DATA FOR PROCESSING:
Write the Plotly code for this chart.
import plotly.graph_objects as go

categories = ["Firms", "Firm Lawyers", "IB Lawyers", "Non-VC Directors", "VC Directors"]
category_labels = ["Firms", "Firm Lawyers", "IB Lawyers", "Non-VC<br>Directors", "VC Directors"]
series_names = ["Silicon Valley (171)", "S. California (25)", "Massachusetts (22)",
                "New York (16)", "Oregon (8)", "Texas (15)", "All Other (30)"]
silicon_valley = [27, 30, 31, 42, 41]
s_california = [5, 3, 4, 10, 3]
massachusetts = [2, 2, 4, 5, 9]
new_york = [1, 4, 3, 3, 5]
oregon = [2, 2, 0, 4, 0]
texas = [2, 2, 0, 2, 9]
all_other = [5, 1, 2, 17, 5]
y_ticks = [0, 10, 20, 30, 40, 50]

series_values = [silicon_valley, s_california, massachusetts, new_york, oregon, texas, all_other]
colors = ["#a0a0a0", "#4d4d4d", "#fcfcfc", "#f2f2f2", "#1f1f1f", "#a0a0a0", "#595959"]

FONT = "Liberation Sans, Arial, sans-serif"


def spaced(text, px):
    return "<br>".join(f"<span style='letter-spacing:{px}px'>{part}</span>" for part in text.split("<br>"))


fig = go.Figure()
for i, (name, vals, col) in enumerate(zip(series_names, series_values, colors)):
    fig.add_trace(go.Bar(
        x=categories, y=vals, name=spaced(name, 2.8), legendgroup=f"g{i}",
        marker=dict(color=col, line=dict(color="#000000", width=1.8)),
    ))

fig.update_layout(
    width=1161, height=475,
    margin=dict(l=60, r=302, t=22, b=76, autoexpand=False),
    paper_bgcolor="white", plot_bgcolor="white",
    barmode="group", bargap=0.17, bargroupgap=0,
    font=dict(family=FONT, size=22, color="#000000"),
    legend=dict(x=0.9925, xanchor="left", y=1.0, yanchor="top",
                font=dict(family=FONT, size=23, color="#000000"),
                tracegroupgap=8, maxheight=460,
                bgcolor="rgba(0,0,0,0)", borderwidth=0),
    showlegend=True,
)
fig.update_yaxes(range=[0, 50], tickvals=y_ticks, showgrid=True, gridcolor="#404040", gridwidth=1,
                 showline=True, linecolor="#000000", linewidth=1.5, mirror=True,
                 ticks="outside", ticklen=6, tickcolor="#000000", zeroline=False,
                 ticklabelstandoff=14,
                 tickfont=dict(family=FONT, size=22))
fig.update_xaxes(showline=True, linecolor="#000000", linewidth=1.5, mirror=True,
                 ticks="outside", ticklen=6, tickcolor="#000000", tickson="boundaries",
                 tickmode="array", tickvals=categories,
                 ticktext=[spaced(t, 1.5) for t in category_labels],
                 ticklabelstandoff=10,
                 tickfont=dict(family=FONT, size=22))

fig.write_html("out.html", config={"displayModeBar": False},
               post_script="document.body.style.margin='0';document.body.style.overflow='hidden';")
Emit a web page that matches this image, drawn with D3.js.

GIVEN PROBLEM:
Can you write out the lines above, from the first one through the one containing "y_ticks = [0, 10, 20, 30, 40, 50]", exactly as they appear and nothing more?

ANSWER TO THIS EXERCISE:
Write the Plotly code for this chart.
import plotly.graph_objects as go

categories = ["Firms", "Firm Lawyers", "IB Lawyers", "Non-VC Directors", "VC Directors"]
category_labels = ["Firms", "Firm Lawyers", "IB Lawyers", "Non-VC<br>Directors", "VC Directors"]
series_names = ["Silicon Valley (171)", "S. California (25)", "Massachusetts (22)",
                "New York (16)", "Oregon (8)", "Texas (15)", "All Other (30)"]
silicon_valley = [27, 30, 31, 42, 41]
s_california = [5, 3, 4, 10, 3]
massachusetts = [2, 2, 4, 5, 9]
new_york = [1, 4, 3, 3, 5]
oregon = [2, 2, 0, 4, 0]
texas = [2, 2, 0, 2, 9]
all_other = [5, 1, 2, 17, 5]
y_ticks = [0, 10, 20, 30, 40, 50]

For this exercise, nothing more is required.